Am I getting lost in the weeds here? It’s possible. I’m not sure whether the situation described in these verses is a bad thing that makes you sick or a sickness that is really bad, and maybe I don’t need to care. Maybe it’s enough to boil all of these things–misery, evil, misfortune, and so forth–down to something significantly bad.

As Christians we’ve been given an immense treasure in the pages of the Bible. Unlike the rich man lamented in today’s verses, most Christians opt not to make use of this treasure because they simply let it languish on the shelf. Like the pesky stains from those old Wisk advertisements, our sin-stained selves are not likely to move toward being sanctified until we use God’s Word as it was intended. Otherwise, we’re left with ring around the Bible.

That, friend, is a sickening tragedy, especially if it applies to you.

Never-ending Studies

Martin had the office across the hall from me during my one year as a teaching assistant at the University of Kansas. He was practically an institution at the school. The most long-standing graduate students in the department reported that Martin had been an old-timer when they began their studies. Supposedly, he had been there, finished with course work and working toward completing his dissertation, for so long that his foreign-language qualifications expired and he had to retake them.
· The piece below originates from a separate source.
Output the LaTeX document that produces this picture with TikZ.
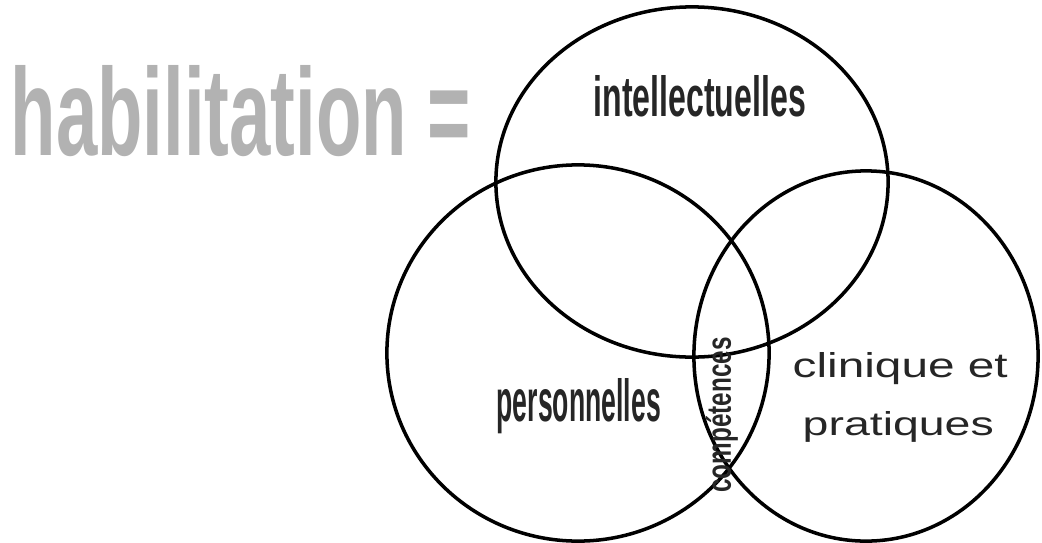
\documentclass[tikz,border=0pt]{standalone}
\usepackage{fontspec}
\setmainfont{Liberation Sans}
\usepackage{graphicx}
\usetikzlibrary{positioning}

\begin{document}
\begin{tikzpicture}[
        x=0.01cm, y=-0.01cm,
        zone/.style={draw, line width=1pt},
        zonetext/.style={inner sep=0pt, text=black!85},
        titletext/.style={inner sep=0pt, text=black!30, font=\bfseries},
    ]
        \useasboundingbox (0,0) rectangle (1042,542);

        % Title
        \node[titletext, anchor=base west] (title) at (10,155) {\resizebox{4.6cm}{0.9cm}{habilitation =}};

        % The three zones
        \draw[zone] (692,182) ellipse [x radius=1.96cm, y radius=1.75cm];
        \draw[zone] (578,353) ellipse [x radius=1.91cm, y radius=1.88cm];
        \draw[zone] (866,356) ellipse [x radius=1.72cm, y radius=1.85cm];

        % Zone labels
        \node[zonetext, anchor=base west] (intel) at (593,116) {\resizebox{2.12cm}{0.41cm}{\bfseries intellectuelles}};
        \node[zonetext, anchor=base west] (perso) at (496,421) {\resizebox{1.64cm}{0.43cm}{\bfseries personnelles}};
        \node[zonetext, anchor=base west] (clinique) at (792,377) {\resizebox{2.15cm}{0.25cm}{clinique et}};
        \node[zonetext, anchor=base west] (pratiques) at (802,435) {\resizebox{1.91cm}{0.24cm}{pratiques}};

        % Centre of the three zones
        \node[zonetext, rotate=90] (competences) at (722,415) {\resizebox{1.55cm}{0.25cm}{\bfseries compétences}};
    \end{tikzpicture}
\end{document}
What is the point out going to school endlessly, paying your fees and supposedly making progress on the degree for year after endless year? It took me five years to complete my doctorate, which seemed like too long to me. Martin must have had about 15 years in when I last saw him.

It strikes me that many churches have people who are a lot like Martin. These people go to Bible study classes every week. They sit and nod appreciatively as a teacher shares whatever nuggets of wisdom are available. Then they go home and await the next week’s class.

Is there something wrong, you might ask, with going to Sunday School? Isn’t that what good Christians are supposed to do? I’d like to argue the answer to both questions might very well be “yes.” Yes, there might very well be something wrong with going to Sunday School. And yes, that just might be what Christians should do. Confused? Let me try to unconfuse.

Imagine if you will the Apostle Thaddeus. We always think about Peter and James and John, but nobody says anything about Thaddeus, so lets consider him. He probably sat with Jesus at the Sermon on the Mount. He listened attentively and perhaps even asked questions. Maybe he asked Jesus who sinned, the man born blind or his parents, in John 9:2. In short, we can picture Thaddeus going to his version of “Sunday school.”

But then, in Luke 9, when Jesus sent the twelve out “to proclaim the kingdom of God and to heal the sick,” what if Thaddeus had said, “You know, I think I’d rather stay here and just keep learning from you”? In short, what if Thaddeus had just decided to keep going to Sunday school rather than serving?

Christians should continue, from the day of salvation until the day they die, learning more about God’s Word. It’s important, but if that’s all we do, then what good are we? What is the point of being a Martin, learning and learning and learning but never actually putting all of that learning to use.

I mention this today, because I know of many people who should be going out of their comfortable and comforting classes in order to serve God. Are you not quite ready? Guess what? Neither was Thaddeus or the other disciples. Jesus didn’t send them out because they were ready. He sent them out to help get them ready.

For all I know, Martin is still lurking around the bottom floor of Wescoe Hall at KU. For all I know, he never finished that degree of his. We don’t need a waste of potential like that in the church.